# WHAT THE EXERCISE ASKS
Give back exactly the lines from the beginning of the listing below to the line holding "import pandas as pd", both ends included; the pictures stay out.
——————————
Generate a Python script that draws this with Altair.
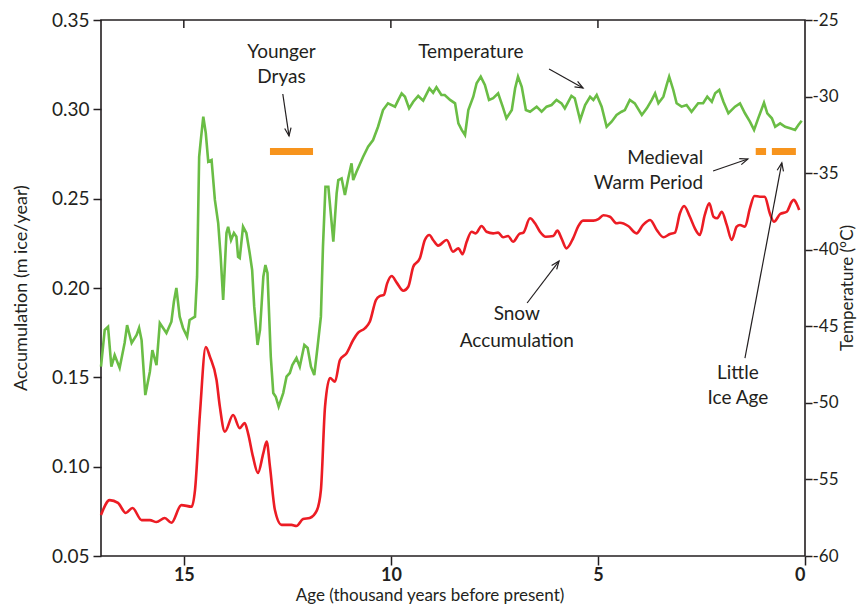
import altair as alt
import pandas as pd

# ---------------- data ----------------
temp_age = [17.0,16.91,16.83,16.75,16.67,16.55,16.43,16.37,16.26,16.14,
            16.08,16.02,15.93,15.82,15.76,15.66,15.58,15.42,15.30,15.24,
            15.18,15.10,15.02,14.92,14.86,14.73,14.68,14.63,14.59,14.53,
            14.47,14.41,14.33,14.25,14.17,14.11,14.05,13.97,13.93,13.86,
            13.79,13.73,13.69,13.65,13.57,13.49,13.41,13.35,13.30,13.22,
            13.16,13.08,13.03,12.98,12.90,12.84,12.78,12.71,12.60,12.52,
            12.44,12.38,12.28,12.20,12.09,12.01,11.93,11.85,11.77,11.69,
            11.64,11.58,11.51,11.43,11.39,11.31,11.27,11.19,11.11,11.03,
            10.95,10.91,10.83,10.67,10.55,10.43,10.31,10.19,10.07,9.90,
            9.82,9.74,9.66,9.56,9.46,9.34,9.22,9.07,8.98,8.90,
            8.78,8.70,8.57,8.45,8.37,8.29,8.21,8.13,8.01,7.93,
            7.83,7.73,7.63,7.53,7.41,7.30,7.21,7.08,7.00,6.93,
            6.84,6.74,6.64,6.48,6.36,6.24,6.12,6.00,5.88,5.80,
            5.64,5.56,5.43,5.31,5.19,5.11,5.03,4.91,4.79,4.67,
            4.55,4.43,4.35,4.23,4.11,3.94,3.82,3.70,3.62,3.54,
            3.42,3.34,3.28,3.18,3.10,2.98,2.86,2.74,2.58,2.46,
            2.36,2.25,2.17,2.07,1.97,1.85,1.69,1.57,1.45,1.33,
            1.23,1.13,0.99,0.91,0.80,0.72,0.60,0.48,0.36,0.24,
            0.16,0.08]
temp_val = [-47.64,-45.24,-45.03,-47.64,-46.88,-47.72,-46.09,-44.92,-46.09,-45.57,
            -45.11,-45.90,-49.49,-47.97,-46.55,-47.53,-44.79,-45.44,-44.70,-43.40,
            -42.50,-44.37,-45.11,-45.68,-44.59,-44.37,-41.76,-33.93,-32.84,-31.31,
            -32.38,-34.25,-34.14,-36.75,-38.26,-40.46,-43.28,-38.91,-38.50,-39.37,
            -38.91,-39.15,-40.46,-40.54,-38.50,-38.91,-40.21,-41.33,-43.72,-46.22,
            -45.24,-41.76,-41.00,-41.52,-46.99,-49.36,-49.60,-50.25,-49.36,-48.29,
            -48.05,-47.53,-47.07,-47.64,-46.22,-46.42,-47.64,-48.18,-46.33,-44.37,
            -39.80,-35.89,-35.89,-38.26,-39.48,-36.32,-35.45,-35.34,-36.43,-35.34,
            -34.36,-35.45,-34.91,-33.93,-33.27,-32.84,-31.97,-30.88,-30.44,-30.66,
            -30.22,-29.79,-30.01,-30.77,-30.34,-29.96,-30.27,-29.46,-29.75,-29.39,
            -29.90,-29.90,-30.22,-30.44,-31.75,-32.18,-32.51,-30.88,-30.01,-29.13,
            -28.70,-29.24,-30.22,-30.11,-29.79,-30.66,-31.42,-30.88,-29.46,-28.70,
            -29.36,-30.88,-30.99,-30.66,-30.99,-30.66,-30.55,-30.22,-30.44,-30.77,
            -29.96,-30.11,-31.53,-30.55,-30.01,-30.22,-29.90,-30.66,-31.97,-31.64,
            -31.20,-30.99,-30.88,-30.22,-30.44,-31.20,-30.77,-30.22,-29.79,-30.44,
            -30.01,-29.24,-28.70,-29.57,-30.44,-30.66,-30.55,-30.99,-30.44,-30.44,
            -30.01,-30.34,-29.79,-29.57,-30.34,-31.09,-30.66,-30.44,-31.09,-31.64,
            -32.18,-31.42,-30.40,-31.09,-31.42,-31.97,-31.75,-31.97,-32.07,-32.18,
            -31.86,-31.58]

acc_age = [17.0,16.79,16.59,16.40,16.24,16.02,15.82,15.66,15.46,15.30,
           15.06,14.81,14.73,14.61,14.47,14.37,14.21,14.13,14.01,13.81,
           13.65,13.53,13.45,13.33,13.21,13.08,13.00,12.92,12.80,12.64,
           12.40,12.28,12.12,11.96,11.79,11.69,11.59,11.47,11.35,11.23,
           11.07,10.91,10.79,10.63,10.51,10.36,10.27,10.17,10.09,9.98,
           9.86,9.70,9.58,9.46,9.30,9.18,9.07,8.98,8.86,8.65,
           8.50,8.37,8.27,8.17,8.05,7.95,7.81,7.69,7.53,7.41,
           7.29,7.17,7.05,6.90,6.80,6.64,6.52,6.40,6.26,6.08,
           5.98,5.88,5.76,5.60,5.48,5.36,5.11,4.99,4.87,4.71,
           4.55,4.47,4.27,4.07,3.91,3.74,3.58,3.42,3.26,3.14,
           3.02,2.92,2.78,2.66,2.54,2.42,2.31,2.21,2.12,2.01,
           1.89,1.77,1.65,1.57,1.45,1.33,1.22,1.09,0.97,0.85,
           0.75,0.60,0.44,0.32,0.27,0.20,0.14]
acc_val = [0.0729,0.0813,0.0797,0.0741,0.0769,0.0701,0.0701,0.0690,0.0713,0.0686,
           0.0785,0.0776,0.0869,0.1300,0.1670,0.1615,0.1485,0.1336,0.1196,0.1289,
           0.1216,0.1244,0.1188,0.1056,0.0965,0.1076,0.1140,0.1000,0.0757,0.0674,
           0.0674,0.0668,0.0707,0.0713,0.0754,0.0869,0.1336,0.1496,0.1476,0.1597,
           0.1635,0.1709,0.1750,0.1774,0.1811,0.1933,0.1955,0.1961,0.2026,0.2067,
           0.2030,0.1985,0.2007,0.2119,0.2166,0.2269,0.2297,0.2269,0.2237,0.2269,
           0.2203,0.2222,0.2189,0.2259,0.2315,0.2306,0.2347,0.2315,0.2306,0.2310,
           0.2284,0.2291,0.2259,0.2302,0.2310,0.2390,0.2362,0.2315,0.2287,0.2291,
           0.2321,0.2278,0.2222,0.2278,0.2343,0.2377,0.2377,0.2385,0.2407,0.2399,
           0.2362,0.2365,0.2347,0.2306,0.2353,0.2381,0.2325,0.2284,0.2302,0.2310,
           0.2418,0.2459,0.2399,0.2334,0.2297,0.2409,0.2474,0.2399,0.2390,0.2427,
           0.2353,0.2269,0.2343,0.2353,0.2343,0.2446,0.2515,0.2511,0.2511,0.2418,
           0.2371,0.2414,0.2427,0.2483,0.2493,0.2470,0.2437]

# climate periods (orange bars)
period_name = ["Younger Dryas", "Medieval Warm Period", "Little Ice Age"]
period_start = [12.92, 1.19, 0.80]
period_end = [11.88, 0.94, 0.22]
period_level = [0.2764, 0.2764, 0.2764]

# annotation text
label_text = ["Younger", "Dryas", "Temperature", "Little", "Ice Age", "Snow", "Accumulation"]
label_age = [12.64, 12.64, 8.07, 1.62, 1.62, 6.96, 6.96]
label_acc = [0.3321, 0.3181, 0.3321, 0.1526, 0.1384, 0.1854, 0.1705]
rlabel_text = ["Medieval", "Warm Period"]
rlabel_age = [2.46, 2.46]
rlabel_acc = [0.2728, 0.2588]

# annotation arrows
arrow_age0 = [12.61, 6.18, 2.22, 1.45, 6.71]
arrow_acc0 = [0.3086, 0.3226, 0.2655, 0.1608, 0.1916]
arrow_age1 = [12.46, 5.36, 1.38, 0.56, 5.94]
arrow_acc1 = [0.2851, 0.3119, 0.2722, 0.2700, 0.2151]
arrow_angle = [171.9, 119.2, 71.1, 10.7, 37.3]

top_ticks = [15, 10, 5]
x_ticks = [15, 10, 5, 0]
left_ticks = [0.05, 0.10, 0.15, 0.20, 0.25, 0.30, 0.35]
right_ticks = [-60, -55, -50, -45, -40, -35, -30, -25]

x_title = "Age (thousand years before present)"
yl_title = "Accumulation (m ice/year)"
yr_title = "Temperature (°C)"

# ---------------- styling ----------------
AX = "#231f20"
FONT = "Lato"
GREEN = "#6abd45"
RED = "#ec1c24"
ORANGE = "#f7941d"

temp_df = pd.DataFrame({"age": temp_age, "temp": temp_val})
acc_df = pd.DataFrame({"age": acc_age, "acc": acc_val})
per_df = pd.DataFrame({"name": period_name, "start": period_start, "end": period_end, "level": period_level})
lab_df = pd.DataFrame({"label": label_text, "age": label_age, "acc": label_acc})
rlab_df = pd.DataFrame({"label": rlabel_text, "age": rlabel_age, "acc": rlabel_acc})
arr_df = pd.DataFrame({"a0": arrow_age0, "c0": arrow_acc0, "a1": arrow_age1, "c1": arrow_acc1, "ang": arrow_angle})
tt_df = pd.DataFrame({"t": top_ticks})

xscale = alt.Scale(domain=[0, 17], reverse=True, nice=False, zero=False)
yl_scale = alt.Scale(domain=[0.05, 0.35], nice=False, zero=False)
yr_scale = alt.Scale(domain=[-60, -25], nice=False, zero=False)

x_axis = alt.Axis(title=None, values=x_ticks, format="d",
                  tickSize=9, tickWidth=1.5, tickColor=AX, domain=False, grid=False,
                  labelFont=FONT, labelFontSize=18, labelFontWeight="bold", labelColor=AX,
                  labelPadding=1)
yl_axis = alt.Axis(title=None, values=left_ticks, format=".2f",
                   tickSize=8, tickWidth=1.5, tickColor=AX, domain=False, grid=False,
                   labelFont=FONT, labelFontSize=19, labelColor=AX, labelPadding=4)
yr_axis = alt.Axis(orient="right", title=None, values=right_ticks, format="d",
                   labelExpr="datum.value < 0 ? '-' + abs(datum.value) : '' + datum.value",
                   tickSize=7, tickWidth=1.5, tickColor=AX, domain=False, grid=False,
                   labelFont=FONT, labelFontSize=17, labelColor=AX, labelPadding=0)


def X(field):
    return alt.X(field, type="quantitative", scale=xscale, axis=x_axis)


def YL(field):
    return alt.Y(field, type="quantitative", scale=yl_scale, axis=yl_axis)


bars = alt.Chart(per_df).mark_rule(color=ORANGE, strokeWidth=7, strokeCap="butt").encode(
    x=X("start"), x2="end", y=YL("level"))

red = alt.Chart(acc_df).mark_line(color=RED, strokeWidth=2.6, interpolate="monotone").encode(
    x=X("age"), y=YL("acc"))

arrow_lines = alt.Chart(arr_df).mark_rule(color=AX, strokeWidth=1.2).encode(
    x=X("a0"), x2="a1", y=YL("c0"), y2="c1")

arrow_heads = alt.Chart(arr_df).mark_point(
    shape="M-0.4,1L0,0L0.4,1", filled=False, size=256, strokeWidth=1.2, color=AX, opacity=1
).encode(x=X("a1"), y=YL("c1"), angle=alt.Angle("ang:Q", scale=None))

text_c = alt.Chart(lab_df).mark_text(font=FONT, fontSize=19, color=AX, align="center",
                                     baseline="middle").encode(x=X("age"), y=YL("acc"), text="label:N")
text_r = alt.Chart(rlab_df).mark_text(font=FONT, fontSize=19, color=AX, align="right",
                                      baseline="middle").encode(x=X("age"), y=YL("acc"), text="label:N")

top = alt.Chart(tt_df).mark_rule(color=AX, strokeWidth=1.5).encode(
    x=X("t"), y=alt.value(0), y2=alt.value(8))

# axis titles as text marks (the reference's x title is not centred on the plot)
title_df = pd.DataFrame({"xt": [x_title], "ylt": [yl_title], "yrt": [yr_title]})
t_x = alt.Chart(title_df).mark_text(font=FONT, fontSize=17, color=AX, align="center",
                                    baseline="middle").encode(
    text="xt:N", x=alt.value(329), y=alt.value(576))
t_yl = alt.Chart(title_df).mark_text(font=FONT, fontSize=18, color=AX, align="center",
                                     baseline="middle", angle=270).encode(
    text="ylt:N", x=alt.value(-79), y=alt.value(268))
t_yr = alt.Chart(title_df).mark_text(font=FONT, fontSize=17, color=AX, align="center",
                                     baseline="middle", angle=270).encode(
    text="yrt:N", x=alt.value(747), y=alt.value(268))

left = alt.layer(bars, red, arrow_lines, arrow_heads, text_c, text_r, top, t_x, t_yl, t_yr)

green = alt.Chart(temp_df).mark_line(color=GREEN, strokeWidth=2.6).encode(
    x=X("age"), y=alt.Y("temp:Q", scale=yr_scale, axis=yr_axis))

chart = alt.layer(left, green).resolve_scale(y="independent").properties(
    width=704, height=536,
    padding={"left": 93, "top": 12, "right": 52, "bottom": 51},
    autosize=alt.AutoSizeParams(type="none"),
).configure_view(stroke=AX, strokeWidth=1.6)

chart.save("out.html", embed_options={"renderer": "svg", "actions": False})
——————————
# WORKED SOLUTION
Generate a Python script that draws this with Altair.
import altair as alt
import pandas as pd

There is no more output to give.